▶ [AIM OF THE EXERCISE]
Below is some material; set it all down exactly, apart from the pictures.

▶ [DATA]
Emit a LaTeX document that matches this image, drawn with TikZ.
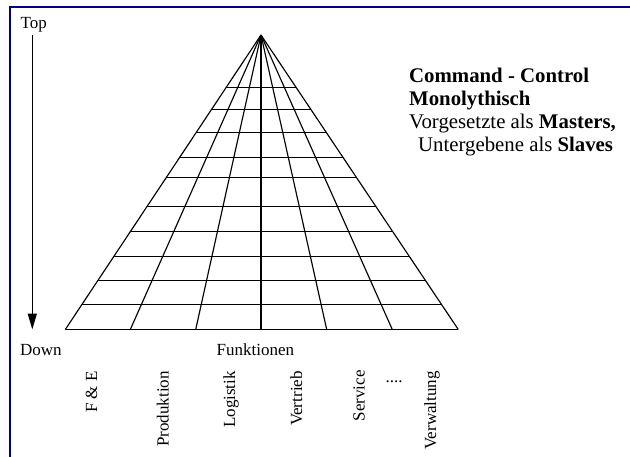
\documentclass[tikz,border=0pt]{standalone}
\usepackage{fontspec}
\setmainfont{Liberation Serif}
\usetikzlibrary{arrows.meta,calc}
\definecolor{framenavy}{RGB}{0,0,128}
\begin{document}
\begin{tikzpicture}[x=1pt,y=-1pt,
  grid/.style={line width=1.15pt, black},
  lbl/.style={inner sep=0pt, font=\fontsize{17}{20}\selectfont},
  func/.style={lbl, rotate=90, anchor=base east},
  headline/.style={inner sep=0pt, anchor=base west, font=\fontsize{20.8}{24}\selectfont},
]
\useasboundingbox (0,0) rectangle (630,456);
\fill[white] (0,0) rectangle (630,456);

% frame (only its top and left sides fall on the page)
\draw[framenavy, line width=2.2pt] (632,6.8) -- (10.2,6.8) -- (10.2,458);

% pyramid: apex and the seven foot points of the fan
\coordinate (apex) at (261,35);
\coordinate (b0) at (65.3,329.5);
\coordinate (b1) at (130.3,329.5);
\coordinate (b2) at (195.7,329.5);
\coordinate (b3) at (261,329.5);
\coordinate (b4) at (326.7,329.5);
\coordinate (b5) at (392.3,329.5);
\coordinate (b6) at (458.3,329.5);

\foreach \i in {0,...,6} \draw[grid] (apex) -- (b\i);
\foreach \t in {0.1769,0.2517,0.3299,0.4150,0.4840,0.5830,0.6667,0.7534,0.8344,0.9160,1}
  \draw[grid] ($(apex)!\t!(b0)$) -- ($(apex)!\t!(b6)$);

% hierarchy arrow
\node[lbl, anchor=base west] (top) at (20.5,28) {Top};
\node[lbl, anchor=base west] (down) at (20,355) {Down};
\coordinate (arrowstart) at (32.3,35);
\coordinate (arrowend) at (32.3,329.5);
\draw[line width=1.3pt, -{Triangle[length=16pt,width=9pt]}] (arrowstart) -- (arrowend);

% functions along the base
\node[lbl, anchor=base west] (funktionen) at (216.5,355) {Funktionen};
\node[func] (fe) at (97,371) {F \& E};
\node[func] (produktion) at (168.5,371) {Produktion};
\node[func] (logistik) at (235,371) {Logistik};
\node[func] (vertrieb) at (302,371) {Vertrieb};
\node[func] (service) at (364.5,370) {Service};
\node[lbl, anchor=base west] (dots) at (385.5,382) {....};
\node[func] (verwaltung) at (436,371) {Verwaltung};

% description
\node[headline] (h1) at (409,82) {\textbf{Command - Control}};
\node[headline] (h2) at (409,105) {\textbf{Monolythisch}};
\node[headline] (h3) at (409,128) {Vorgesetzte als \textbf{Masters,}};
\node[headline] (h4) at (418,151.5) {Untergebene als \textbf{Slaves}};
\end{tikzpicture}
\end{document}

▶ [ANSWER TO THIS EXERCISE]
Emit a LaTeX document that matches this image, drawn with TikZ.
\documentclass[tikz,border=0pt]{standalone}
\usepackage{fontspec}
\setmainfont{Liberation Serif}
\usetikzlibrary{arrows.meta,calc}
\definecolor{framenavy}{RGB}{0,0,128}
\begin{document}
\begin{tikzpicture}[x=1pt,y=-1pt,
  grid/.style={line width=1.15pt, black},
  lbl/.style={inner sep=0pt, font=\fontsize{17}{20}\selectfont},
  func/.style={lbl, rotate=90, anchor=base east},
  headline/.style={inner sep=0pt, anchor=base west, font=\fontsize{20.8}{24}\selectfont},
]
\useasboundingbox (0,0) rectangle (630,456);
\fill[white] (0,0) rectangle (630,456);

% frame (only its top and left sides fall on the page)
\draw[framenavy, line width=2.2pt] (632,6.8) -- (10.2,6.8) -- (10.2,458);

% pyramid: apex and the seven foot points of the fan
\coordinate (apex) at (261,35);
\coordinate (b0) at (65.3,329.5);
\coordinate (b1) at (130.3,329.5);
\coordinate (b2) at (195.7,329.5);
\coordinate (b3) at (261,329.5);
\coordinate (b4) at (326.7,329.5);
\coordinate (b5) at (392.3,329.5);
\coordinate (b6) at (458.3,329.5);

\foreach \i in {0,...,6} \draw[grid] (apex) -- (b\i);
\foreach \t in {0.1769,0.2517,0.3299,0.4150,0.4840,0.5830,0.6667,0.7534,0.8344,0.9160,1}
  \draw[grid] ($(apex)!\t!(b0)$) -- ($(apex)!\t!(b6)$);

% hierarchy arrow
\node[lbl, anchor=base west] (top) at (20.5,28) {Top};
\node[lbl, anchor=base west] (down) at (20,355) {Down};
\coordinate (arrowstart) at (32.3,35);
\coordinate (arrowend) at (32.3,329.5);
\draw[line width=1.3pt, -{Triangle[length=16pt,width=9pt]}] (arrowstart) -- (arrowend);

% functions along the base
\node[lbl, anchor=base west] (funktionen) at (216.5,355) {Funktionen};
\node[func] (fe) at (97,371) {F \& E};
\node[func] (produktion) at (168.5,371) {Produktion};
\node[func] (logistik) at (235,371) {Logistik};
\node[func] (vertrieb) at (302,371) {Vertrieb};
\node[func] (service) at (364.5,370) {Service};
\node[lbl, anchor=base west] (dots) at (385.5,382) {....};
\node[func] (verwaltung) at (436,371) {Verwaltung};

% description
\node[headline] (h1) at (409,82) {\textbf{Command - Control}};
\node[headline] (h2) at (409,105) {\textbf{Monolythisch}};
\node[headline] (h3) at (409,128) {Vorgesetzte als \textbf{Masters,}};
\node[headline] (h4) at (418,151.5) {Untergebene als \textbf{Slaves}};
\end{tikzpicture}
\end{document}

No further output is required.